The U.S. Department of Homeland Security (DHS) won't have as much of an adjustment because it had been getting higher levels of funding than the DOJ before the Recovery Act. The DHS got a comparable amount as the DOJ from the stimulus act — $3.2 billion to hand out on top of the normal fiscal year appropriations. 


 

Understaffed and Overworked

Handling the entire life cycle of grant processing for this funding is a significant challenge for DOJ and DHS staffs. But there’s an even greater level of complexity for the state agency administrators who are involved in distributing both the DOJ and DHS block grant funding. These state offices generally are understaffed and overworked in normal times, and handling this increased workload will stress them all. 
   
Even at the federal level, cracks are beginning to be noticed. In a report issued in June, the DHS Office of Inspector General concluded that: “The department has put a great deal of effort into improving its processes and controls over awarding, managing, and monitoring contract and grant funds, but it still needs to do more. The department should address the risks of a shortage of trained contracting personnel, such as contracting officers, contracting officer technical representatives and project managers, as well as a shortage of trained grants management personnel. The department also needs to continue to improve its oversight of the grants it awards to state and local recipients.
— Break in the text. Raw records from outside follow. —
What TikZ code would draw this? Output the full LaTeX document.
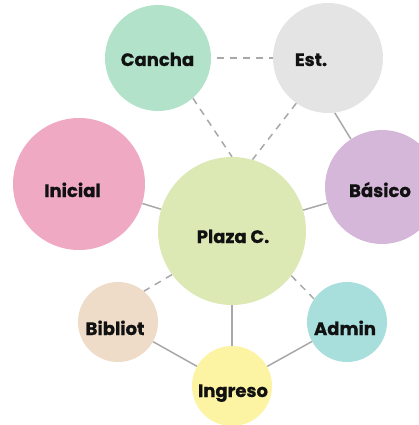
\documentclass[tikz,border=0pt]{standalone}
\usepackage{fontspec}
\setmainfont{Poppins}[BoldFeatures={FakeBold=0.8}]
\usetikzlibrary{backgrounds}
\definecolor{cCancha}{HTML}{B3E2CA}
\definecolor{cEst}{HTML}{E4E4E4}
\definecolor{cInicial}{HTML}{F0A9C3}
\definecolor{cBasico}{HTML}{D5B7D9}
\definecolor{cPlaza}{HTML}{DCE9B5}
\definecolor{cBibliot}{HTML}{EEDCC9}
\definecolor{cAdmin}{HTML}{A8DEDC}
\definecolor{cIngreso}{HTML}{FCF3A3}
\definecolor{cLine}{HTML}{A8A8A8}
\definecolor{cText}{HTML}{111111}
\tikzset{
  blob/.style={circle, draw=none, inner sep=0pt, minimum size=#1},
  lbl/.style={anchor=base, inner sep=0pt, font=\fontsize{18}{20}\selectfont\bfseries, text=cText},
  solidlink/.style={draw=cLine, line width=1.5pt},
  dashlink/.style={draw=cLine, line width=1.5pt, dash pattern=on 7pt off 6pt},
}
\begin{document}
\begin{tikzpicture}[x=1pt,y=-1pt]
\useasboundingbox (0,0) rectangle (419,425);
\begin{scope}
\clip (0,0) rectangle (419,425);
\node[blob=106pt, fill=cCancha] (can) at (158,58) {};
\node[blob=110pt, fill=cEst] (est) at (328,58) {};
\node[blob=132pt, fill=cInicial] (ini) at (79,184) {};
\node[blob=114pt, fill=cBasico] (bas) at (382,187) {};
\node[blob=148pt, fill=cPlaza] (pla) at (232,231) {};
\node[blob=80pt, fill=cBibliot] (bib) at (118,322) {};
\node[blob=80pt, fill=cAdmin] (adm) at (347,322) {};
\node[blob=80pt, fill=cIngreso] (ing) at (232,386) {};

\node[lbl] (tcan) at (157.5,66) {Cancha};
\node[lbl] (test) at (311,66) {Est.};
\node[lbl] (tini) at (72.5,197) {Inicial};
\node[lbl] (tbas) at (380,197) {Básico};
\node[lbl] (tpla) at (233,243) {Plaza C.};
\node[lbl] (tbib) at (115,335) {Bibliot};
\node[lbl] (tadm) at (345,335) {Admin};
\node[lbl] (ting) at (233,397) {Ingreso};

\begin{scope}[on background layer]
\path[dashlink, shorten <=6pt] (can.east) -- (est.west);
\path[dashlink] (can.-49) -- (pla.90);
\path[dashlink] (est.-125) -- (pla.74);
\path[dashlink] (pla.-144) -- (bib.50);
\path[dashlink] (pla.-37) -- (adm.145);
\path[solidlink] (est.-83) -- (bas.123);
\path[solidlink] (ini) -- (pla);
\path[solidlink] (pla) -- (bas);
\path[solidlink] (pla) -- (ing);
\path[solidlink] (bib) -- (ing);
\path[solidlink] (adm) -- (ing);
\end{scope}
\end{scope}
\end{tikzpicture}
\end{document}
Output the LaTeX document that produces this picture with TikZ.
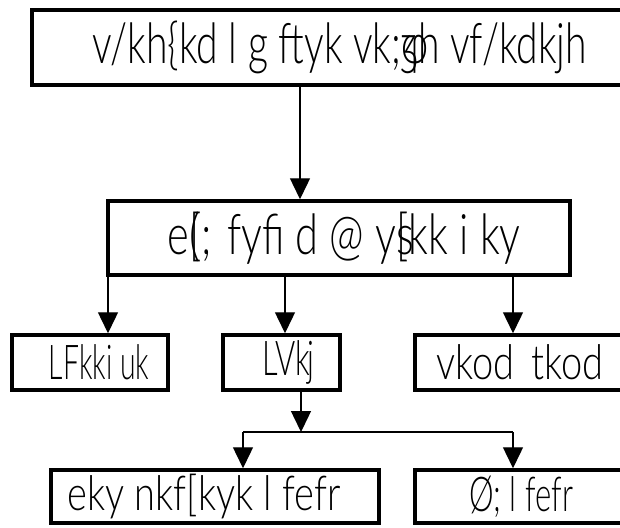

Finally the department needs to identify prudent measures to track the Recovery Act funds while simultaneously working to complete its remediation of material weaknesses in its financial management systems and processes.”      

It only takes a few minutes browsing on Recovery.gov to see that the money isn’t moving to the distribution levels as anticipated. As of mid-August, the funding available for the DOJ, as reported by the agency recovery sites, showed that just $970,000 of approximately $3.3 million available had been paid out; and of $861,545 from the DHS, only $99,815 had been paid out. Looking across the states and the federal agency programs, those payout figures hover around 10 percent of the available funding. 
   
Federal authorities also recognize that the challenges brought on by distributing so much money so quickly can lead to fraud and abuse. The DOJ’s Antitrust Division has launched an initiative to train government officials and contractors to recognize and report illegal profiteering from stimulus projects.
        
According to its Inspector General, the Social Security Administration has received reports of fraudulent e-mails that link to what appears to be the agency’s official Web site, instructing individuals to submit personal information to receive their $250 one-time economic recovery payments. 


 

Mistakes Expected

It’s likely that mistakes will be made, but probably many of them will be unintentional as state and local agencies rush to spend this funding. One of the chief deterrents to intentional abuse, in the minds of many proponents, is the requirement to report the expenditures in detail and show the actual outcome related to saving or creating jobs. The reporting requirements are much more complete than any previously attempted grant-management process. 
   
Concerns about possible abuse, as well as the reporting requirements, are slowing the funding distribution; the real workload of handling so many grants also is a factor. So agencies that still have projects in mind aren’t yet out of luck in seeking funding. The state agency administrators for both the DOJ and DHS funding should become your best friend if you are seeking funding or advice on how to do so. As overworked as they are, these staffs have been fully briefed on the possibilities, are endeavoring to apply them in each state and will comply with the reporting requirement. Progress also has been made in using Grants.gov to announce grant programs for multiple agencies, and most individual agencies also have program guidelines and grant program potentials (e.g., www.ojp.usdoj.gov/funding/solicitations.htm and www.homelandsecurityfunding.info).
   
While funding will continue through the 2010 calendar — including year two of the Recovery Act funding — there will also be new fiscal year funding that continues to support improvements in public safety and emergency management. So this is not just a flash in the pan.
    
Indications from numerous state agency administrators are that IT projects are likely prospects for Recovery Act funding. In many cases, agencies have had plans to modernize their IT infrastructure that have been on hold during the financial crisis that states in particular have found themselves. The federal funds can permit important infrastructure improvements to move forward, often with money saving and job producing consequences.